**EXERCISE REQUIREMENTS:** Starting at the first line of the data, please print exactly those lines through the one that holds "1-314/381, (491-67)/505, (314-16)/381])", omitting every picture.

**MATERIAL:**
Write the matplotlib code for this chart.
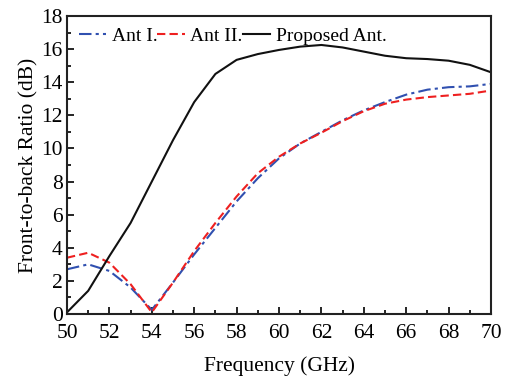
import matplotlib
matplotlib.use("Agg")
import matplotlib.pyplot as plt
from matplotlib.ticker import MultipleLocator

plt.rcParams['font.family'] = ['Liberation Serif', 'DejaVu Serif']
plt.rcParams['mathtext.fontset'] = 'stix'

freq = list(range(50, 71))
ant1 = [2.7, 3.0, 2.6, 1.6, 0.25, 1.9, 3.6, 5.2, 6.8, 8.2, 9.4, 10.3, 11.0, 11.7, 12.3, 12.8, 13.25, 13.55, 13.7, 13.75, 13.9]
ant2 = [3.4, 3.7, 3.1, 1.8, 0.1, 1.9, 3.8, 5.5, 7.1, 8.5, 9.5, 10.3, 10.95, 11.65, 12.25, 12.7, 12.95, 13.1, 13.2, 13.3, 13.5]
proposed = [0.1, 1.4, 3.5, 5.5, 8.0, 10.5, 12.8, 14.5, 15.35, 15.7, 15.95, 16.15, 16.25, 16.1, 15.85, 15.6, 15.45, 15.4, 15.3, 15.05, 14.6]
labels = ["Ant I.", "Ant II.", "Proposed Ant."]

fig = plt.figure(figsize=(5.05, 3.81), dpi=100)
ax = fig.add_axes([67/505, 1-314/381, (491-67)/505, (314-16)/381])

ax.plot(freq, ant1, color='#3050b0', ls=(0, (6, 2, 1.5, 2)), lw=1.5, label=labels[0])
ax.plot(freq, ant2, color='#ee2020', ls=(0, (4, 2)), lw=1.5, label=labels[1])
ax.plot(freq, proposed, color='#111111', ls='-', lw=1.5, label=labels[2])

ax.set_xlim(50, 70)
ax.set_ylim(0, 18)
ax.xaxis.set_major_locator(MultipleLocator(2))
ax.xaxis.set_minor_locator(MultipleLocator(1))
ax.yaxis.set_major_locator(MultipleLocator(2))
ax.yaxis.set_minor_locator(MultipleLocator(1))
ax.tick_params(which='both', direction='in', top=False, right=False, labelsize=15.5, width=1.2)
ax.tick_params(axis='x', pad=7)
ax.tick_params(axis='y', pad=3)
ax.tick_params(which='major', length=5)
ax.tick_params(which='minor', length=3)
for s in ax.spines.values():
    s.set_linewidth(1.5)
    s.set_color('#222222')

ax.set_xlabel("Frequency (GHz)", fontsize=15.5, labelpad=10)
ax.set_ylabel("Front-to-back Ratio (dB)", fontsize=15.5, labelpad=2)

ax.legend(loc='upper left', ncol=3, frameon=False, fontsize=14, handlelength=1.4,
          handletextpad=0.3, columnspacing=0.0, borderaxespad=0.3, borderpad=0.3)

fig.savefig("out.png", dpi=100)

**OUTPUT FOR THIS EXERCISE:**
Write the matplotlib code for this chart.
import matplotlib
matplotlib.use("Agg")
import matplotlib.pyplot as plt
from matplotlib.ticker import MultipleLocator

plt.rcParams['font.family'] = ['Liberation Serif', 'DejaVu Serif']
plt.rcParams['mathtext.fontset'] = 'stix'

freq = list(range(50, 71))
ant1 = [2.7, 3.0, 2.6, 1.6, 0.25, 1.9, 3.6, 5.2, 6.8, 8.2, 9.4, 10.3, 11.0, 11.7, 12.3, 12.8, 13.25, 13.55, 13.7, 13.75, 13.9]
ant2 = [3.4, 3.7, 3.1, 1.8, 0.1, 1.9, 3.8, 5.5, 7.1, 8.5, 9.5, 10.3, 10.95, 11.65, 12.25, 12.7, 12.95, 13.1, 13.2, 13.3, 13.5]
proposed = [0.1, 1.4, 3.5, 5.5, 8.0, 10.5, 12.8, 14.5, 15.35, 15.7, 15.95, 16.15, 16.25, 16.1, 15.85, 15.6, 15.45, 15.4, 15.3, 15.05, 14.6]
labels = ["Ant I.", "Ant II.", "Proposed Ant."]

fig = plt.figure(figsize=(5.05, 3.81), dpi=100)
ax = fig.add_axes([67/505, 1-314/381, (491-67)/505, (314-16)/381])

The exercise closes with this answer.